During this period in furnishing as in fashion as in many other fields there is a general tendency to return to the classic, to sobriety, to the solidity of things that last. Even in scents, so I guess that fragrances with a more traditional and “reassuring” style, such as fresh flowers for the woman and citrus wood for men, will be rediscovered. However the traditional distinction between masculine and feminine fragrances is increasingly blurred and then the family of so-called unisex fragrances continue to be very successful. This are usually quite fresh fragrances which are easy to wear.
– At this time the smell is the sense most pampered by all the creative sectors. Do you think in the near future, perfumers will begin to collaborate with the major industries (automotive, marine, etc …)? They’re already doing it! The so-called olfactory marketing is becoming more widespread and large companies often ask to perfumers to create for them a kind of corporate fragrance with scents created just for them to spread them worldwide, in their showroom or in their flagship stores.
– A creative business tactic is to create intermediate collections, one-shot and capsules: the strategy of a continuous flow may also revolutionize the patterns of artistic perfumery?
I think that rather than to subvert them it would upset them: there cannot be creative and search for beauty in such a flood of perfume and the public is actually noticing it. Increasing numbers of women and men who stop using commercial perfumes, are turning to lesser-known brands, where you can still find the original flavors, different ingredients made with good quality and creativity that is the “artistic perfumery.” If we put ourselves in this industry to churn out pseudo-news every three months we have really lost sight of the idea.

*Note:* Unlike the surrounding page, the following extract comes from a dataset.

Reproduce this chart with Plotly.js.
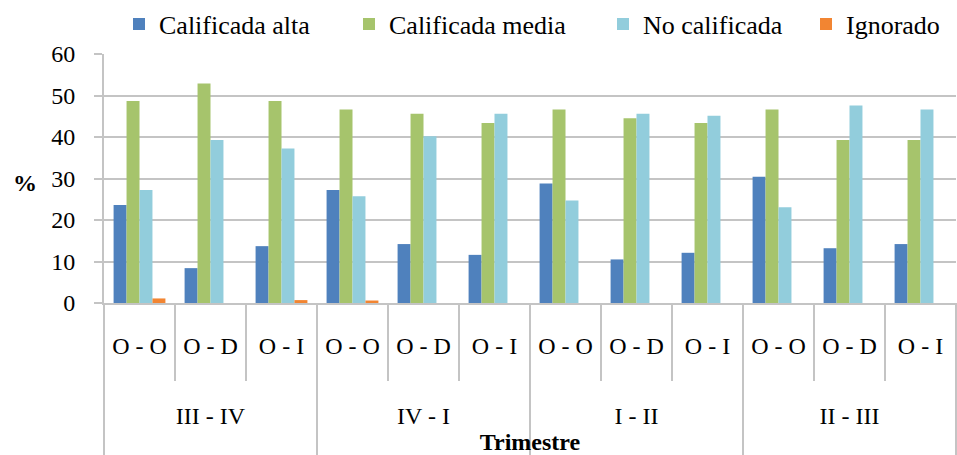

– The craftsmanship is the link between tradition and innovation. Could it be the means to save the system from the crisis?
All companies, both industrial and craft, producing good products, usually survive crisis. For “good” I mean well done and with an aesthetic and material value very perceptible , made with quality ingredients, created with an artistic sense and love of beauty, products that can really improve the quality and not only the content of our lives.
– The Academy of parfums is the first world interactive workshop, dedicated to essences and perfumes. How did the project start, which the developments?
The project is an extension of our current activities with a series of enrichments. We have always had a cultural and informative vocation about the world of perfumery; our headquarter recently moved from 125 to about 1,500 square meters, it has a garden of herbs, an information center, a library, various collections of flavors, a shop, spaces for events, courses and seminars. All this to provide information and entertainment as well the opportunity to meet many different types of aromas. Should open in September 2011.
-You have created a real univers.Which elements would you add to this world?
I would like to but for now it is just a dream. Cultivating a few plants in the countryside around Florence, used for distillation and extraction, in order to create a complete cycle . A good part of the most important plants used for extraction in perfumery could easily be grown in Tuscany as well as some time ago there was not much difference between a rose from Liguria and one from the not distant Grasse.